Vol.5, No. 01 – January 26, 2020
Elijah . . . The One God Uses
1 Kings 19:19
So he departed from there and found Elisha the son of Shaphat, who was plowing with twelve yoke of oxen in front of him, and he was with the twelfth. Elijah passed by him and cast his cloak upon him –1 Kings 19:19
In chapter twenty-four, Peter Drucker, begins (The Leader of the Future), with this dynamic paragraph:
Will the leader please stand up? Not the president or the person with the most distinguished title, but the role model. Not the highest paid person in the group, but the risk taker. Not the person with the largest car or the biggest home, but the servant. Not the person who promotes himself or herself, but the promoter of others. Not the administrator, but the initiator. Not the taker, but the giver. Not the talker, but the listener. –C. William Pollard
Elijah needed to pick his successor—it was time. He walks through the farm fields of Galilee, watching the son of Shaphat plowing with a team of oxen. Shaphat’s father is rich, prosperous; Shaphat is hard working and faithful.
The prophet takes off his hairy sheepskin cloak; puts it on the shoulders of the farm lad, Elisha. Who would have known.
This cloak is a mantle. The act is the transfer of authority, the investment of leadership for the years to come. Elisha ups and leaves the field. He leaves his family. It is significant that what he was using; his oxen, the yoke, the wooden plowshares, and all the implements related to his past life become consumed. All in a final gathering and feast with his family and friends.

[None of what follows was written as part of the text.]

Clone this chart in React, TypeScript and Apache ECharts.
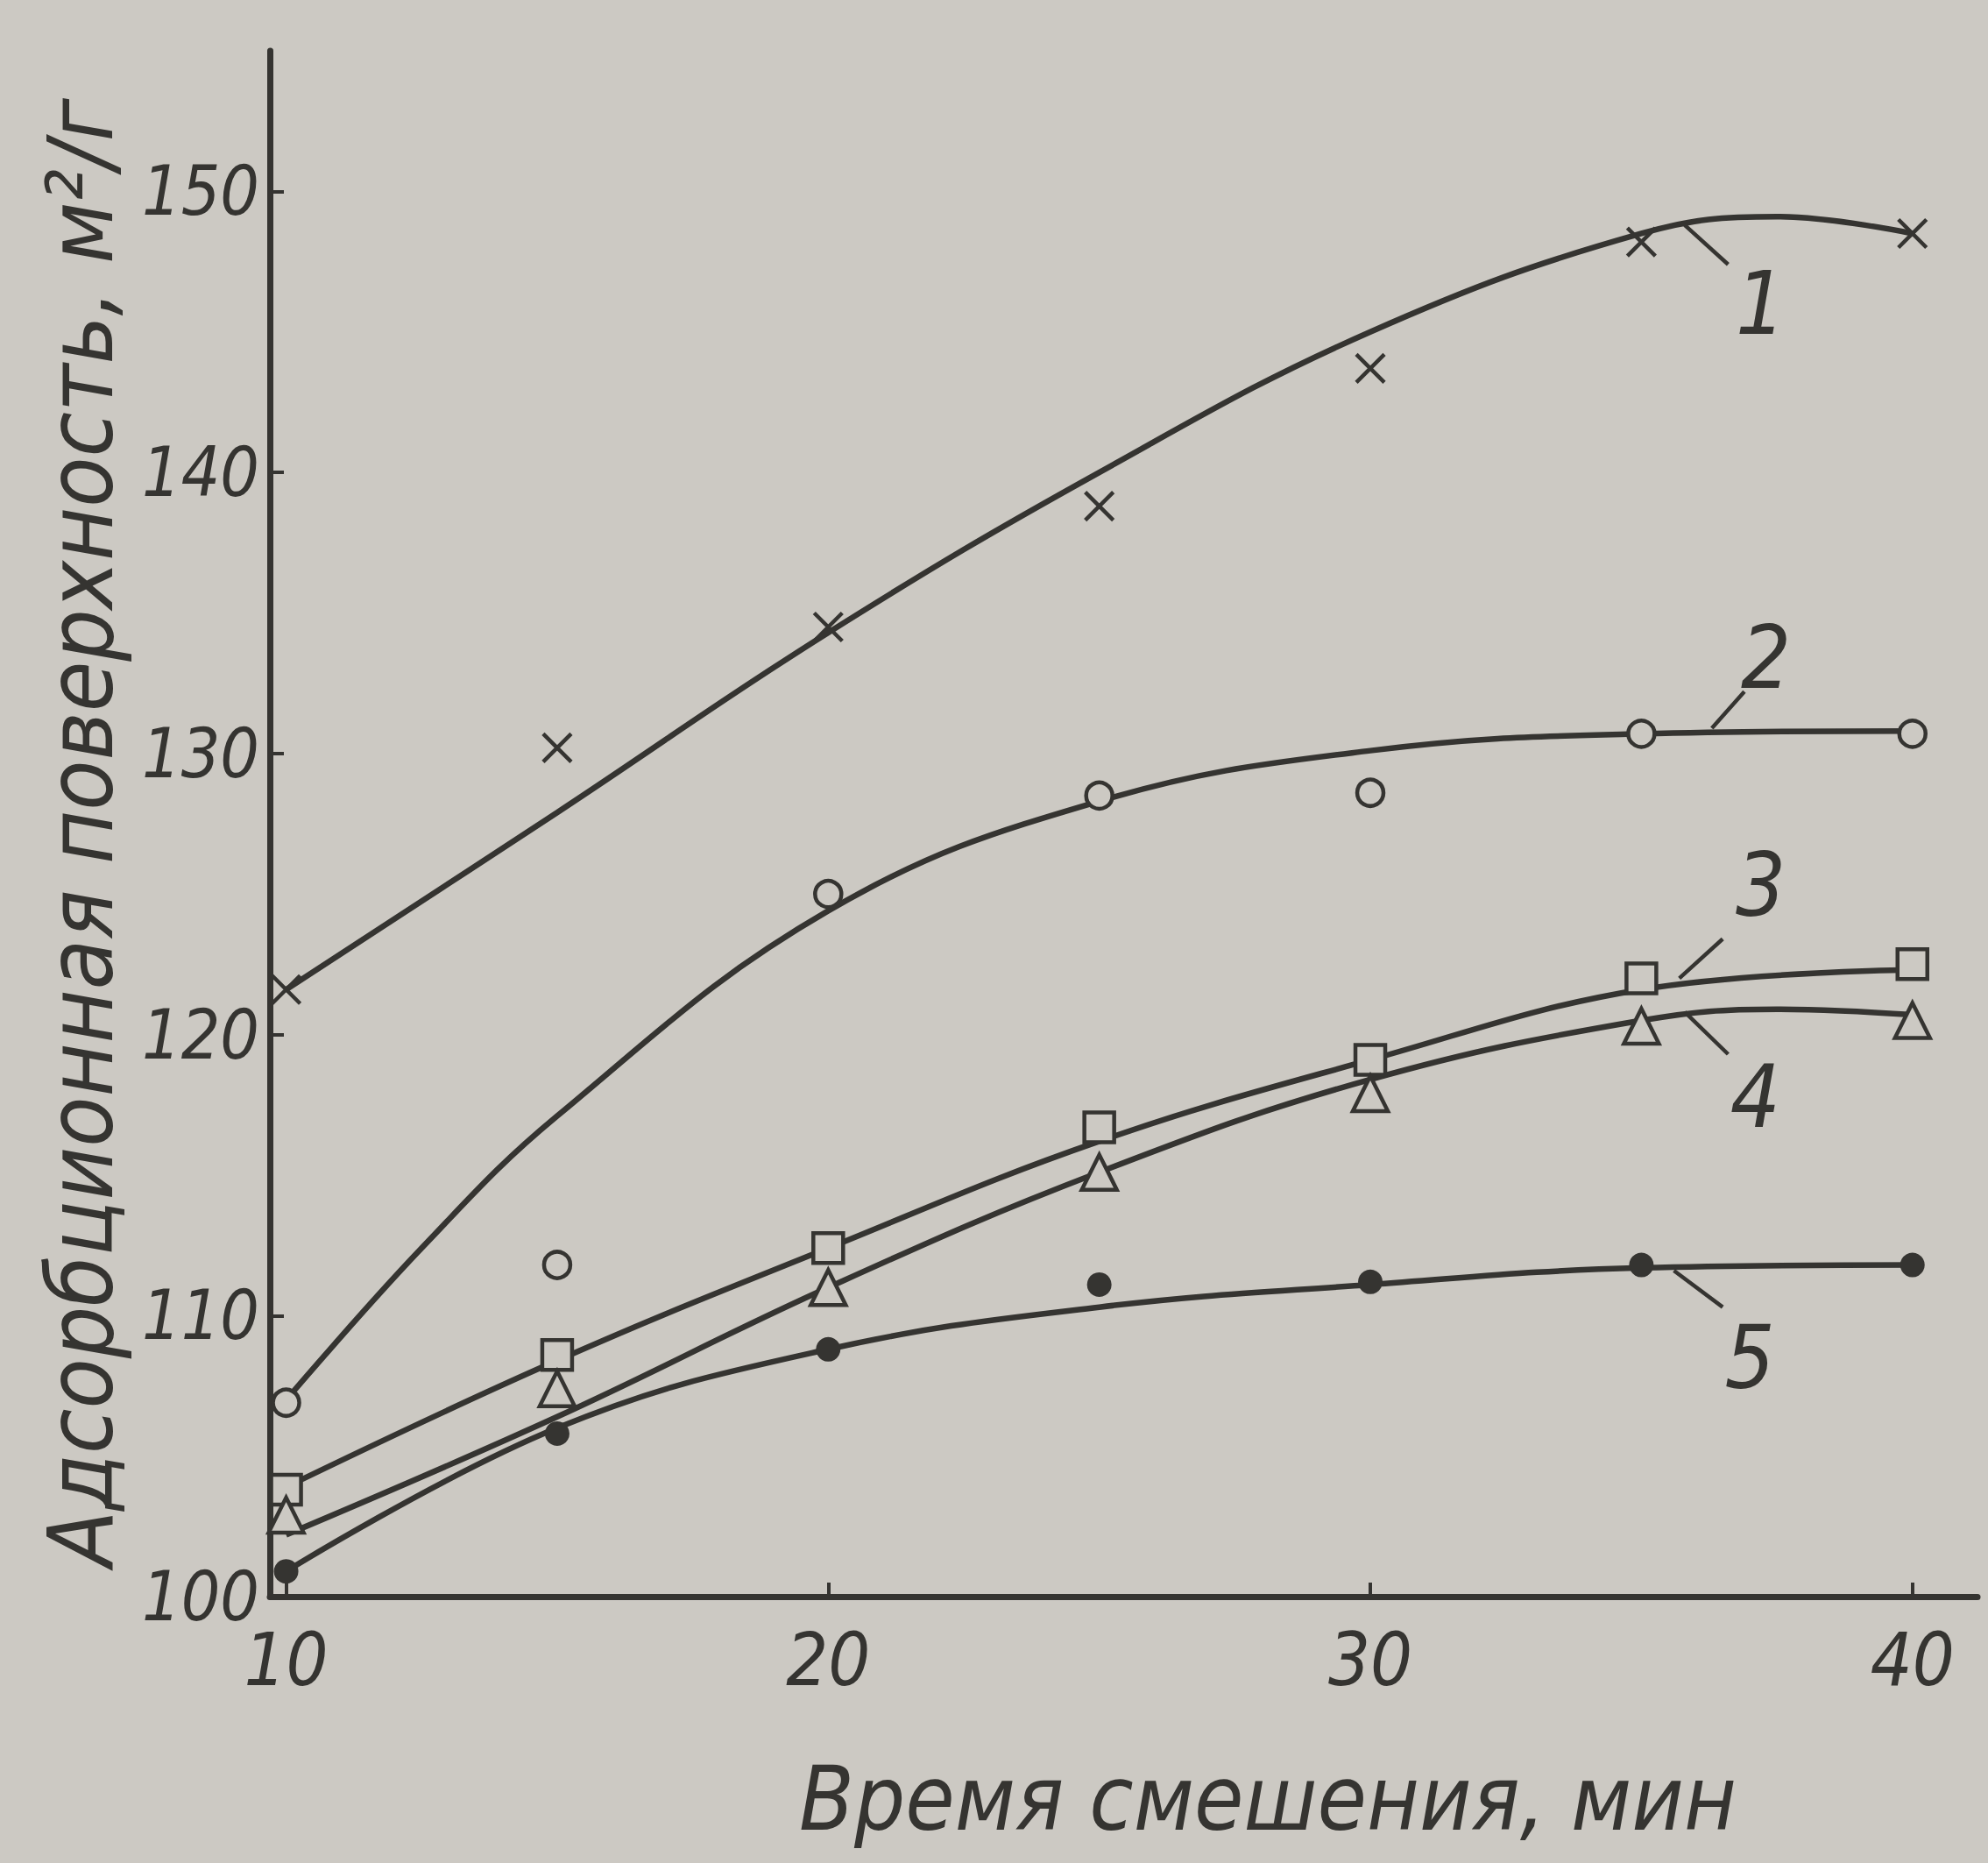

What an odd mix of metaphors—he burns all his bridges, and seemingly eats them! Then he leaves family and friends.
There are some lessons from this section of Scripture:
- The real leader for the people of God stands out as one who is going about their common daily work
- This one with the mantle now on the shoulder was not called during their “quiet time”
- This one with the mantle did not receive the call during a dedication service, or a service of calling in the local church
- This one with the mantle was not busy reading “On Becoming One of God’s Heroes“
- This one was following the plough—doing the expected in the business one was in; then God calls!
There is more:
- There are distinct individuals that God calls to specific work
- Leaders are not all “cut from the same mold”
- Some leaders come from rough work backgrounds
- Some leaders come from lives of solitude and loneliness
- Some leaders get called by city folk (like Elisha)—God selects those through whom He issues the call
- Some carriers of the call might call down fire, or condemn sin; yet the receiver usually is gentle and a blessing to others
- Some carriers of the call might be as a wind, earthquake, and fire; yet the receiver usually has a still small voice
- Here is an absolute truth: Every believer is a leader of someone. Thus, we cannot dismiss the impact of Scripture regarding leadership, because “we do not see ourselves as leaders.” The issue is how God sees us and what God expects of us.
On the contrary, the parts of the body that we think less honorable we bestow the greater honor, and our unpresentable parts are treated with greater modesty, which our more presentable parts do not require. But God has so composed the body, giving greater honor to the part that lacked it, that there may be no division in the body, but that the members may have the same care for one another. If one member suffers, all suffer together; if one member is honored, all rejoice together. –1 Corinthians 12:22-26
God has put the body of Christ (the church) together in such a way that extra honor and care are given, to those parts that might otherwise seem less important. It is a thought well-worth our consideration. How has God called you to serve? It requires hearing Him, rather than listening to what one wants.
Some are like Ruth or Esther. Some are like Elisha or Elijah. What are you like? God has a plan and a purpose for everyone He creates. Jeremiah 29:11-13
Do not neglect to critically read and critically think through the points of this blog and upcoming blogs that can make a difference in your life in Christ. Our New Year is a new opportunity to learn what God has in store for us.